I even enjoyed saying Woad’s name. Woad. Such a strange name but so interesting. Woad. We were MTB BFF.

As you can imagine, here in the office, stuffed as it is with eight zillion bottles of Flower Essences, there are many opportunities to try out the new Flower Essences. Once Woad was made into a Flower Essence on a glorious sunny day, I was all over it.

As I put Flower Essences in my quart canning jar each day, many Flower friends come and go as necessary. But Woad was something I reached for every day. I had no idea why. We weren’t talking yet so I had no notion how Woad was helping me, but I knew Woad was doing something. Something special.

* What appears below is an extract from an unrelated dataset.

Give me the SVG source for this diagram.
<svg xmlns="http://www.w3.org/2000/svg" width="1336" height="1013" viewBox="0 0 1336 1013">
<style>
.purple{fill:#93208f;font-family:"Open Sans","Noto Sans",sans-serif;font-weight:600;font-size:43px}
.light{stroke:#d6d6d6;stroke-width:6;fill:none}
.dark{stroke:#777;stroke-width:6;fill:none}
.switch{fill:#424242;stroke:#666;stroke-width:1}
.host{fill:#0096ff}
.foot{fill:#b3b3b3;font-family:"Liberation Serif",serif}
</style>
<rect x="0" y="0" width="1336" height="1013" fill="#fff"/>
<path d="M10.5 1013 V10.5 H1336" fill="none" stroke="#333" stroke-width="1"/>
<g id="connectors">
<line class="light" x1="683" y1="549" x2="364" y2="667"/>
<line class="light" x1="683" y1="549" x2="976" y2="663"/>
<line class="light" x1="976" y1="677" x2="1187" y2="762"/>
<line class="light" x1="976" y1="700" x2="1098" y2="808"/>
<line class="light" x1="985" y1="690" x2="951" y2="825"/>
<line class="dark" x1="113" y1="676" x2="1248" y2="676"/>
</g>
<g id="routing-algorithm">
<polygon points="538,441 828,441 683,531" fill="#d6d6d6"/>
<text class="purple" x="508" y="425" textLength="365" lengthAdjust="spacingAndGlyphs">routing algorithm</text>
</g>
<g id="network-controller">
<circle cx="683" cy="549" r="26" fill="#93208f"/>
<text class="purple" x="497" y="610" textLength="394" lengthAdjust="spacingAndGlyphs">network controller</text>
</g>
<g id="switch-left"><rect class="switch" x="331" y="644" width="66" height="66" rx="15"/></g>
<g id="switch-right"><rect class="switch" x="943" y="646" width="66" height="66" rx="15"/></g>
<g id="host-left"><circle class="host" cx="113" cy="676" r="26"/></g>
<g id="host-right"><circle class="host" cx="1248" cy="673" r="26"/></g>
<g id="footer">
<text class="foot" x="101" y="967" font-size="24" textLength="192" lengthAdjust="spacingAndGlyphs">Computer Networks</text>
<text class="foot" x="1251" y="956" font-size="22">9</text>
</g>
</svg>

Somehow, when I did talk to Woad to get a definition, I managed to keep my description sort of professorial and not too gushy. I loved that it’s brilliant yellow sunshine Flowers indicated a strength to chase away the blues. This was especially interesting to me after having read five hundred pages about the Woad industry in medieval Europe where Woad was used to make the one and only blue dye. I loved the drama of a yellow Flower that became a blue dye that also worked as a Flower Essence to literally chase away the blues. How I love when a Flower Essence’s purpose is so deeply resonant with its place in the world.

Only Woad had been dumped by the world. In like 1600. This hurt me on Woad’s behalf. How could those medieval folk have abandoned Woad’s blue dye for Indigo’s blue dye? It was like dumping the original crush for the new hunk in town. How could they let this Flower go? I didn’t plan on it.

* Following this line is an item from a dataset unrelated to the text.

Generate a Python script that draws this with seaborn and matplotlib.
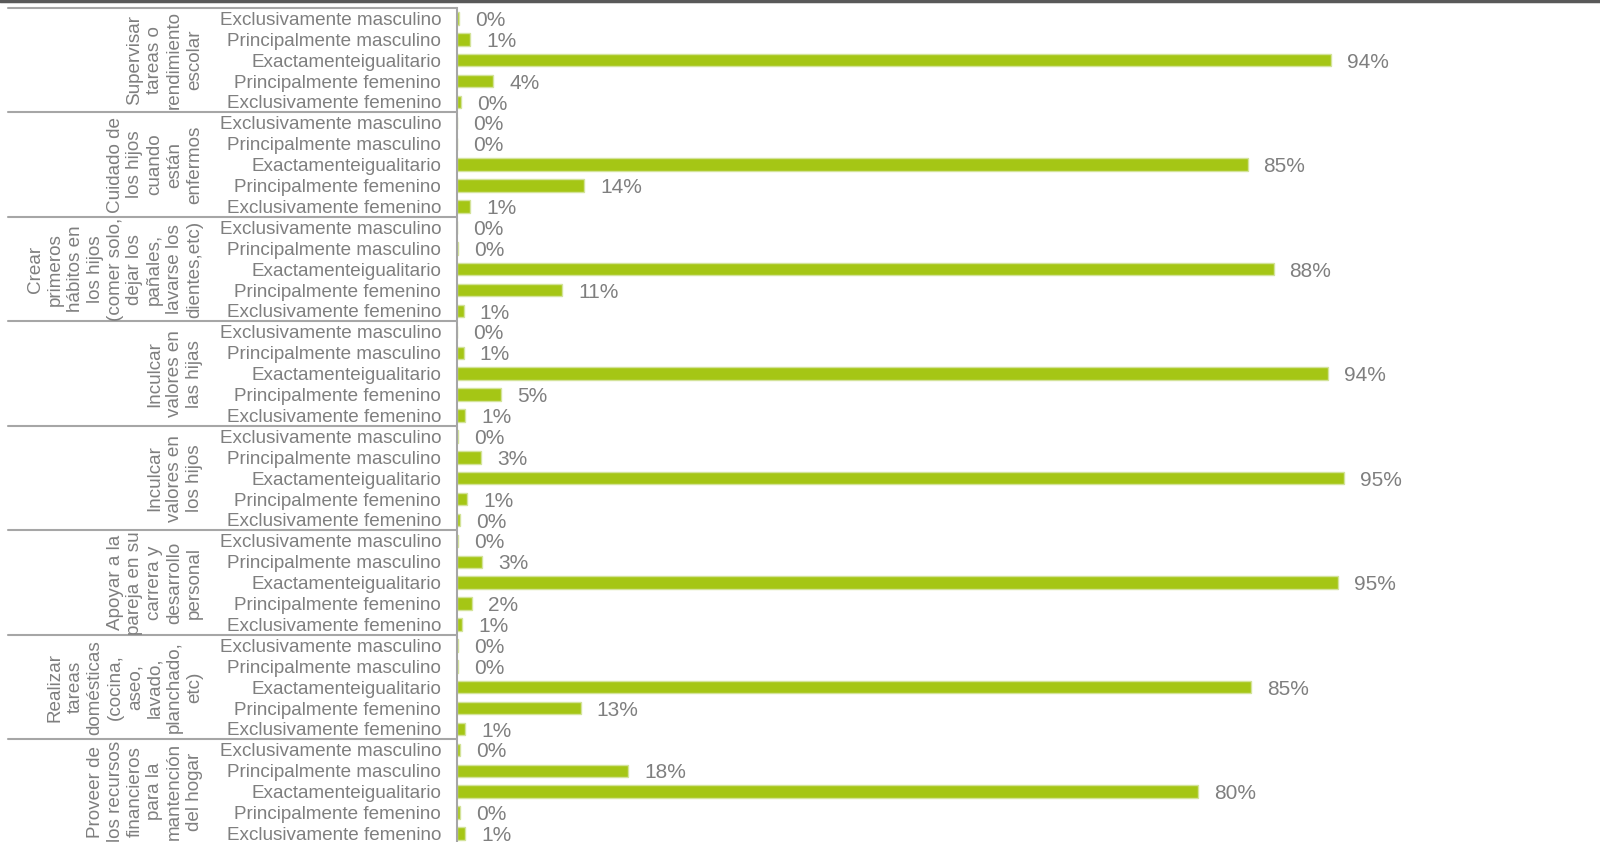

But Woad spoke to this too. It said one of it’s particular gifts was to help us find purpose when our previous purpose has been lost to us.

As I adjust to my empty nest filled with buzzing iPhones, I too am accomodating a shift in purpose. I am so happy that I get to keep working with the Flowers in the gardens and the Flower Essences in the office. This part of my calling gives me a bit of an eternal summer and yahoo for that. But I was definitely looking for other purposes for myself. Especially for the quiet evenings. Maybe it was Woad or maybe it was the combination of Woad and Laura’s Oatmeal cookies that started the wonderful project of this Green Hope Farm cookbook. Whatever the reason, it’s been so fun to have this new purpose. Where earlier I was cooking for hoards of people, now I was writing about cooking for hoards of people in my empty kitchen.

Yesterday as Alli and I worked our way through the final edits from the printing press for a press roll beginning TODAY, we snacked on Pumpkin Cake, and I sipped my Woad water. As we were literally handing off the cookbook for good, I needed a new purpose and Woad was on the job. Suddenly we decided to shoot a picture of the cake were eating and post it on Facebook because after all, Pumpkin Cake was a recipe in the cookbook.

Oh Woad, was it you that called me to a new pursuit during the wintry month of November when garden chores are scarce? Was it you that whispered, “Food Stylist” in my ear. And you, Woad, be gentle with me. I am probably going to be terrible at this, just like I was terrible at getting the attention of that youth in high school. Yes, I DID marry him, but my goodness, it took five years to get a date. How many dropped pencils was that. A lot.